Aux Etats-Unis, l’anxiété climatique moteur de la protection de la planète
En Arctique, la fonte des glaces menace le mode de vie des populations. La montée du niveau des océans inquiète sur les côtes du monde entier, et dans l’Etat américain du Rhode Island, Kate Schapira et son mari ont décidé de ne pas avoir d’enfants.
Cette enseignante au département d’anglais de l’université Brown est angoissée par le changement climatique.
Même si elle veut épargner à sa progéniture de vivre sur une planète abimée, Kate Schapira, 40 ans, ne souhaite pas non plus que son « sens de la responsabilité face au monde se résume à une personne ».
Autre décision radicale pour l’environnement, Kate Schapira a décidé qu’elle n’allait sûrement plus jamais reprendre l’avion.
Autour d’elle, on envisageait son angoisse climatique comme un « problème individuel ». « J’ai voulu savoir si c’était le cas en réalité », raconte-t-elle à l’AFP.
En 2014, elle a donc décidé de mettre en place un petit stand mobile sur « l’anxiété climatique » dans des lieux publics.
Il ressemble d’ailleurs un peu à celui de Lucy dans la bande dessinée « Peanuts ». Les visiteurs viennent y exprimer toute sorte d’angoisse, de l’utilisation du plastique à la hausse du niveau de la mer.
Kate Schapira est aujourd’hui loin d’être la seule à ressentir de telles angoisses.
Environ six Américains sur dix disent être au minimum « un peu inquiets » par le réchauffement climatique, selon le dernier sondage conduit en mars et avril par les universités de Yale et de George Mason. Parmi les 1.291 adultes interrogés, environ un sur cinq (23%) se déclare « très inquiet ».
« Individualisme »
« L’idée reçue est que seulement la classe moyenne supérieure, blanche, instruite, progressiste de gauche se soucie du changement climatique. Cela s’avère faux », assène Anthony Leiserowitz, directeur du Yale Program on Climate Change Communication.

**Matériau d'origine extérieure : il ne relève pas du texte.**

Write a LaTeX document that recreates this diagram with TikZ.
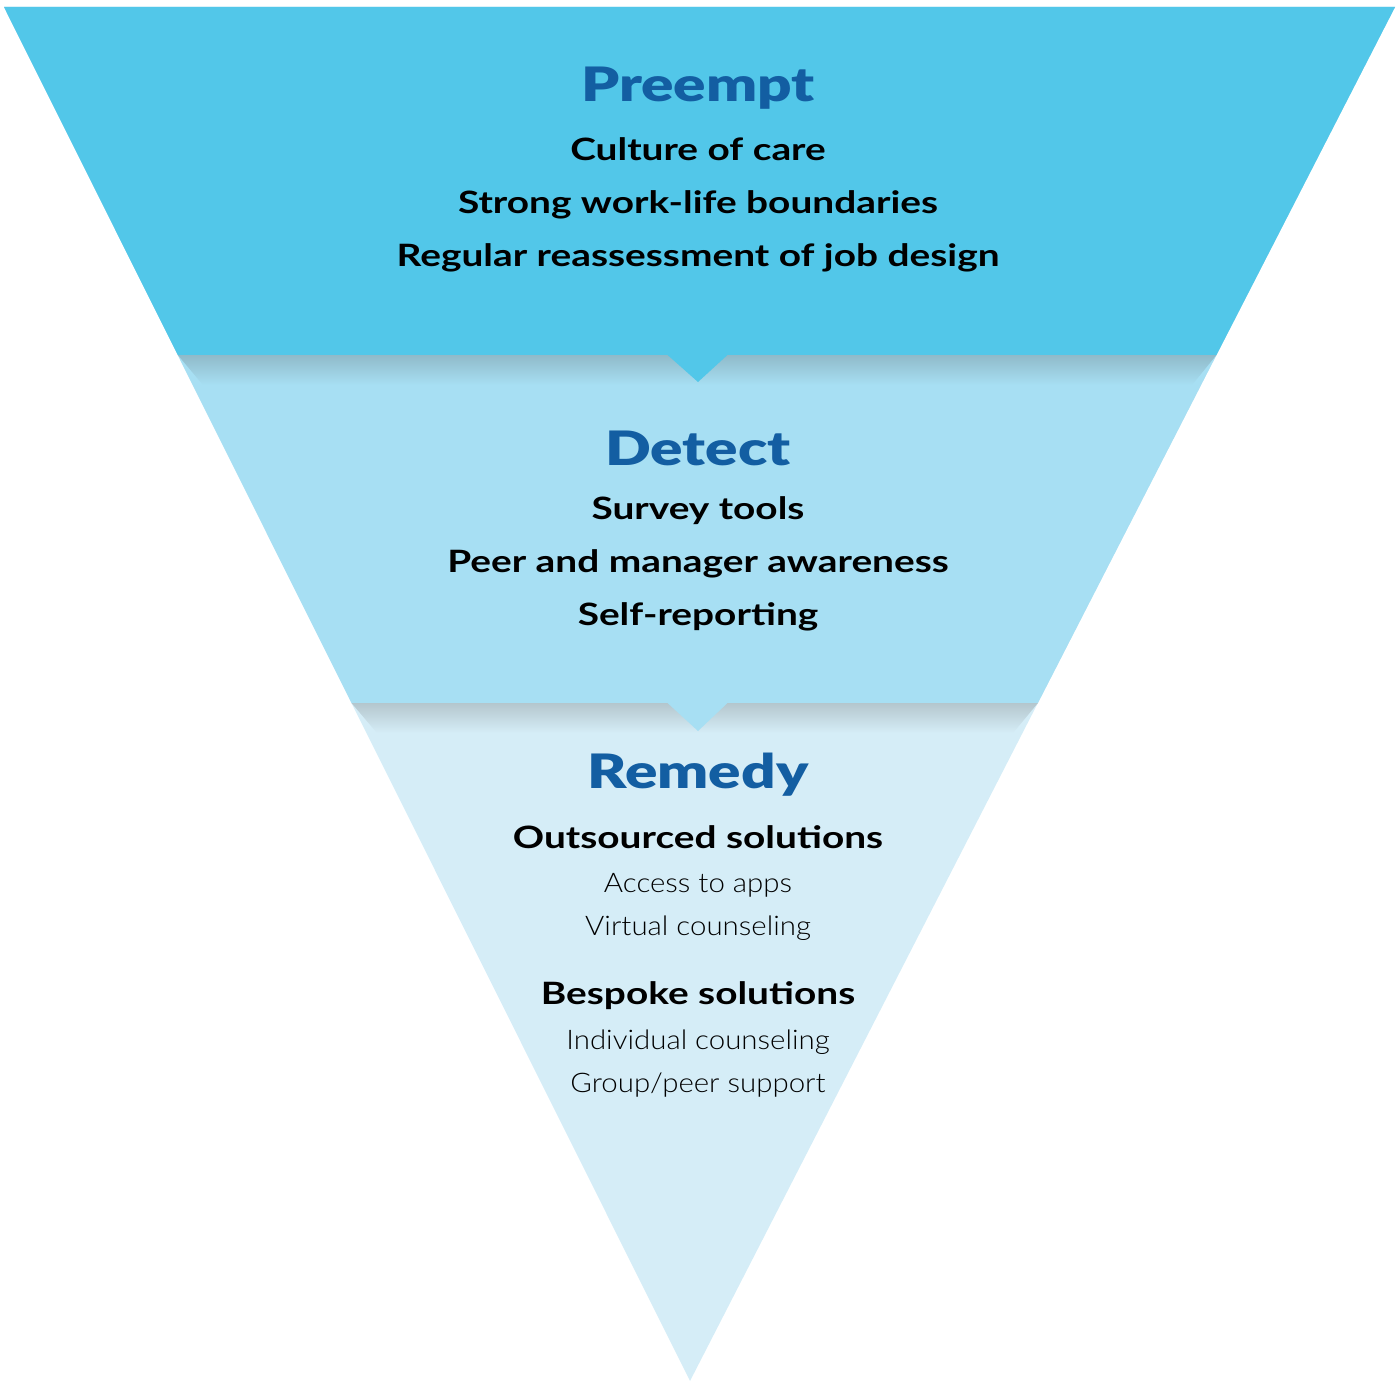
\documentclass[tikz,border=0pt]{standalone}
\usepackage{fontspec}
\setmainfont{Lato}
\newfontfamily\headfont[FakeStretch=1.27]{Lato Black}
\newfontfamily\bodyfont[FakeStretch=1.26]{Lato Bold}
\newfontfamily\lightfont[FakeStretch=1.09]{Lato Light}
\definecolor{topc}{HTML}{52C7E9}
\definecolor{midc}{HTML}{A7DFF3}
\definecolor{botc}{HTML}{D5EDF7}
\definecolor{shadA}{HTML}{8FB9C8}
\definecolor{shadB}{HTML}{B3C5CC}
\definecolor{titlec}{HTML}{135EA2}
\tikzset{
  title/.style={anchor=base, text=titlec, font=\headfont\fontsize{23.7}{26}\selectfont, inner sep=0pt},
  item/.style={anchor=base, text=black, font=\bodyfont\fontsize{15.4}{18}\selectfont, inner sep=0pt},
  sub/.style={anchor=base, text=black, font=\lightfont\fontsize{13.5}{16}\selectfont, inner sep=0pt},
}
\begin{document}
\begin{tikzpicture}[x=0.5pt,y=-0.5pt]
\useasboundingbox (0,0) rectangle (1400,1390);
% whole triangle (Remedy)
\fill[botc] (4,7) -- (1395,7) -- (690,1381) -- cycle;
% Detect band
\fill[midc] (4,7) -- (1395,7) -- (1037.9,703) -- (351.5,703) -- cycle;
% shadow below Detect
\begin{scope}
\clip (351.5,703) -- (1037.9,703) -- (1013,733) -- (377,733) -- cycle;
\shade[top color=shadB, bottom color=botc] (300,702) rectangle (1100,733);
\end{scope}
\fill[midc] (667,702.5) -- (728,702.5) -- (698,731) -- cycle;
% Preempt band
\fill[topc] (4,7) -- (1395,7) -- (1216.4,355) -- (177.8,355) -- cycle;
\begin{scope}
\clip (177.8,355) -- (1216.4,355) -- (1192,385) -- (203,385) -- cycle;
\shade[top color=shadA, bottom color=midc] (150,354) rectangle (1250,385);
\end{scope}
\fill[topc] (667,354.5) -- (728,354.5) -- (698,382) -- cycle;
% texts
\node[title] (t1) at (698,102) {Preempt};
\node[item] (a1) at (698,161) {Culture of care};
\node[item] (a2) at (698,214) {Strong work-life boundaries};
\node[item] (a3) at (698,267) {Regular reassessment of job design};
\node[title] (t2) at (698,465) {Detect};
\node[item] (b1) at (698,519) {Survey tools};
\node[item] (b2) at (698,572) {Peer and manager awareness};
\node[item] (b3) at (698,625) {Self-reporting};
\node[title] (t3) at (698,788) {Remedy};
\node[item] (c1) at (698,848) {Outsourced solutions};
\node[sub] (c2) at (698,892) {Access to apps};
\node[sub] (c3) at (698,935) {Virtual counseling};
\node[item] (c4) at (698,1004) {Bespoke solutions};
\node[sub] (c5) at (698,1049) {Individual counseling};
\node[sub] (c6) at (698,1092) {Group/peer support};
\end{tikzpicture}
\end{document}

M. Leiserowitz répartit les Américains en six catégories en fonction de leur rapport au changement climatique, du groupe des « inquiets » aux « dédaigneux ».
Il conclut que tous ces groupes sont composés de populations hétérogènes. Sauf dans le cercle des « dédaigneux » où les hommes blancs conservateurs diplômés sont nombreux.
Le chercheur attribue en grande partie ce phénomène à ce que l’on dénomme « l’individualisme », particulièrement prononcé au sein de ce groupe.
Ce sont souvent eux qui contrôlent les hautes sphères du pouvoir aux Etats-Unis, de la Maison Blanche aux entreprises les plus riches du pays, comme dans l’industrie pétrolière.
Quand le monde entier aura les yeux rivés sur la COP25, sommet de l’ONU sur le climat qui s’ouvre à Madrid la semaine prochaine, le retrait par Donald Trump des Etats-Unis de l’accord de Paris sur le climat ne manquera pas d’être rappelé.
« Anxiété climatique »
Lise Van Susteren, qui exerce non loin de la Maison Blanche à Washington, se penche depuis quinze ans sur les effets du changement climatique sur la santé mentale. Selon cette psychiatre, ce refus de reconnaître les risques potentiels est commun pour « les personnes qui essaient de nier qu’elles sont aussi vulnérables ».
« Je n’ai en réalité aucune hésitation à dire que dans une certaine mesure, je crois que tout le monde a maintenant de l’anxiété climatique », affirme-t-elle.
Les réponses psychologiques au changement climatique comme « le fatalisme, la peur, la détresse et la résignation augmentent », d’après un rapport de l’American Psychological Association et l’ONG ecoAmerica en 2017.
Elles coïncident avec des effets sur la santé physique comme l’asthme et les allergies.
Alicia Cannon, une jeune femme de 23 ans qui travaille dans l’environnement à Washington, une ville très progressiste, assure connaître de l’éco-anxiété. « Je pense que beaucoup de gens qui travaillent dans le climat ressentent une certaine anxiété climatique parce que c’est un problème tellement large », assure-telle.
Pour Lise Van Susteren, les comportements individuels peuvent aider à établir des normes sociales collectives.
Dans le centre de Washington, Debbie Chang a ainsi organisé en mai dernier une session sur la façon de gérer son éco-anxiété. A 43 ans, elle a également décidé de ne pas avoir d’enfants et essaie de n’émettre aucun déchet.
Par où commencer? Elle explique notamment garder des baguettes dans son sac pour ne pas avoir recourt aux couverts en plastique et avoir troqué les mouchoirs jetables en papier pour des mouchoirs en tissu.
Jusqu’à peu, elle se sentait parfois seule dans son combat. Mais maintenant, plus d’informations sont à la disposition du grand public: « Les gens commencent à comprendre que c’est un vrai problème ».